## Brief
Your task is to extract every entry that follows word for word while excluding the pictures.

(A run of records)
Start
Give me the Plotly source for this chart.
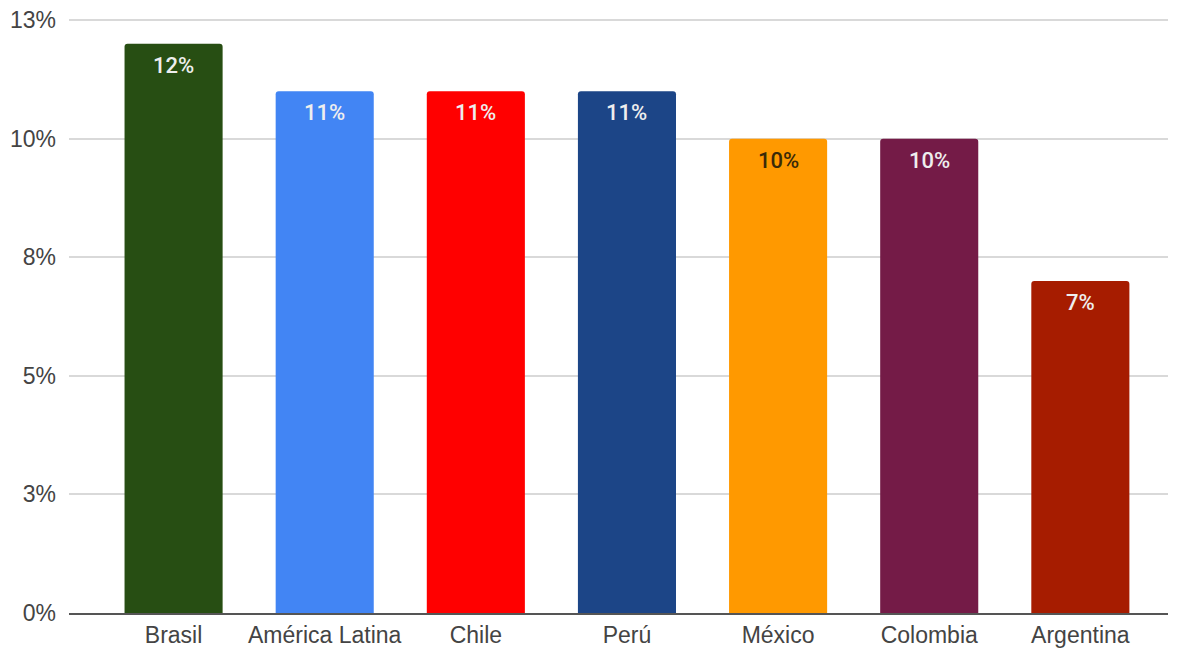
import plotly.graph_objects as go

categories = ["Brasil", "América Latina", "Chile", "Perú", "México", "Colombia", "Argentina"]
values = [12, 11, 11, 11, 10, 10, 7]
labels = ["12%", "11%", "11%", "11%", "10%", "10%", "7%"]
bar_colors = ["#274e13", "#4285f4", "#ff0000", "#1c4587", "#ff9900", "#741b47", "#a61c00"]
label_colors = ["#eeeeee", "#eeeeee", "#eeeeee", "#eeeeee", "#3a2a08", "#eeeeee", "#eeeeee"]
tick_vals = [0, 2.5, 5, 7.5, 10, 12.5]
tick_text = ["0%", "3%", "5%", "8%", "10%", "13%"]

fig = go.Figure(go.Bar(
    x=categories, y=values,
    marker=dict(color=bar_colors, line=dict(width=0)),
    hoverinfo="x+y",
))

for cat, val, lab, col in zip(categories, values, labels, label_colors):
    fig.add_annotation(
        x=cat, y=val, text=lab, showarrow=False,
        yanchor="top", yshift=-7,
        font=dict(family="Roboto, Arial, sans-serif", size=22, color=col, weight=500),
    )

# top tick label drawn as annotation (axis hides it at the paper edge)
fig.add_annotation(
    xref="paper", x=0, xanchor="right", xshift=-11,
    yref="y", y=tick_vals[-1], yanchor="middle",
    text=tick_text[-1], showarrow=False,
    font=dict(family="Liberation Sans, Arial, sans-serif", size=23, color="#444444"),
)

fig.update_layout(
    width=1172, height=644,
    margin=dict(l=61, r=12, t=10, b=39),
    paper_bgcolor="white", plot_bgcolor="white",
    bargap=0.351, barcornerradius=3,
    showlegend=False,
    font=dict(family="Liberation Sans, Arial, sans-serif", size=23, color="#444444"),
)
fig.update_xaxes(
    range=[-0.692, 6.58], showgrid=False, showline=True, linecolor="#555555", linewidth=2,
    ticks="", tickfont=dict(size=23, color="#444444"), automargin=False,
)
fig.update_yaxes(
    range=[0, 12.545], tickvals=tick_vals, ticktext=tick_text,
    showgrid=True, gridcolor="#d9d9d9", gridwidth=2, zeroline=False,
    showline=False, ticks="", ticklabelstandoff=12, automargin=False,
    tickfont=dict(size=23, color="#444444"),
)

fig.write_html("out.html")
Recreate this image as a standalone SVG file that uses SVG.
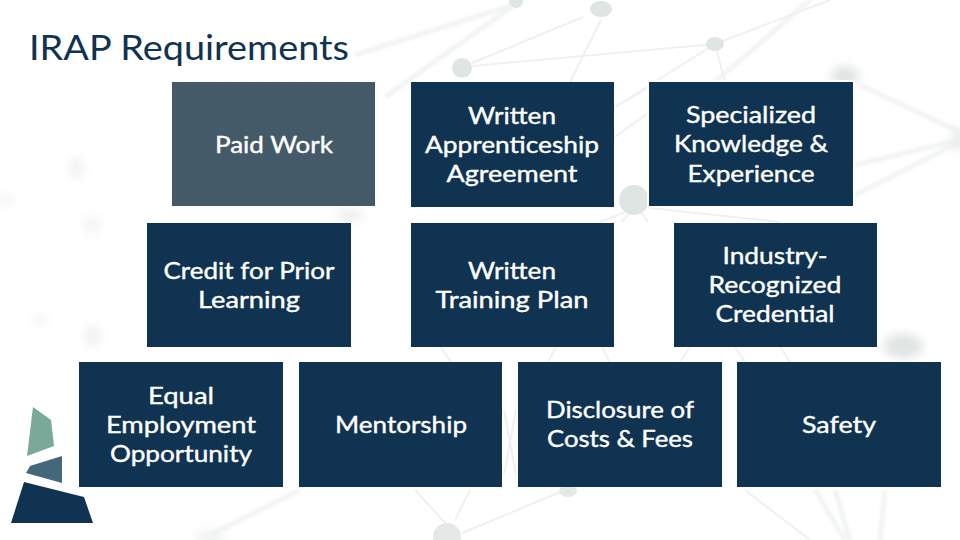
End
## Reply to the task
Give me the Plotly source for this chart.
import plotly.graph_objects as go

categories = ["Brasil", "América Latina", "Chile", "Perú", "México", "Colombia", "Argentina"]
values = [12, 11, 11, 11, 10, 10, 7]
labels = ["12%", "11%", "11%", "11%", "10%", "10%", "7%"]
bar_colors = ["#274e13", "#4285f4", "#ff0000", "#1c4587", "#ff9900", "#741b47", "#a61c00"]
label_colors = ["#eeeeee", "#eeeeee", "#eeeeee", "#eeeeee", "#3a2a08", "#eeeeee", "#eeeeee"]
tick_vals = [0, 2.5, 5, 7.5, 10, 12.5]
tick_text = ["0%", "3%", "5%", "8%", "10%", "13%"]

fig = go.Figure(go.Bar(
    x=categories, y=values,
    marker=dict(color=bar_colors, line=dict(width=0)),
    hoverinfo="x+y",
))

for cat, val, lab, col in zip(categories, values, labels, label_colors):
    fig.add_annotation(
        x=cat, y=val, text=lab, showarrow=False,
        yanchor="top", yshift=-7,
        font=dict(family="Roboto, Arial, sans-serif", size=22, color=col, weight=500),
    )

# top tick label drawn as annotation (axis hides it at the paper edge)
fig.add_annotation(
    xref="paper", x=0, xanchor="right", xshift=-11,
    yref="y", y=tick_vals[-1], yanchor="middle",
    text=tick_text[-1], showarrow=False,
    font=dict(family="Liberation Sans, Arial, sans-serif", size=23, color="#444444"),
)

fig.update_layout(
    width=1172, height=644,
    margin=dict(l=61, r=12, t=10, b=39),
    paper_bgcolor="white", plot_bgcolor="white",
    bargap=0.351, barcornerradius=3,
    showlegend=False,
    font=dict(family="Liberation Sans, Arial, sans-serif", size=23, color="#444444"),
)
fig.update_xaxes(
    range=[-0.692, 6.58], showgrid=False, showline=True, linecolor="#555555", linewidth=2,
    ticks="", tickfont=dict(size=23, color="#444444"), automargin=False,
)
fig.update_yaxes(
    range=[0, 12.545], tickvals=tick_vals, ticktext=tick_text,
    showgrid=True, gridcolor="#d9d9d9", gridwidth=2, zeroline=False,
    showline=False, ticks="", ticklabelstandoff=12, automargin=False,
    tickfont=dict(size=23, color="#444444"),
)

fig.write_html("out.html")
Recreate this image as a standalone SVG file that uses SVG.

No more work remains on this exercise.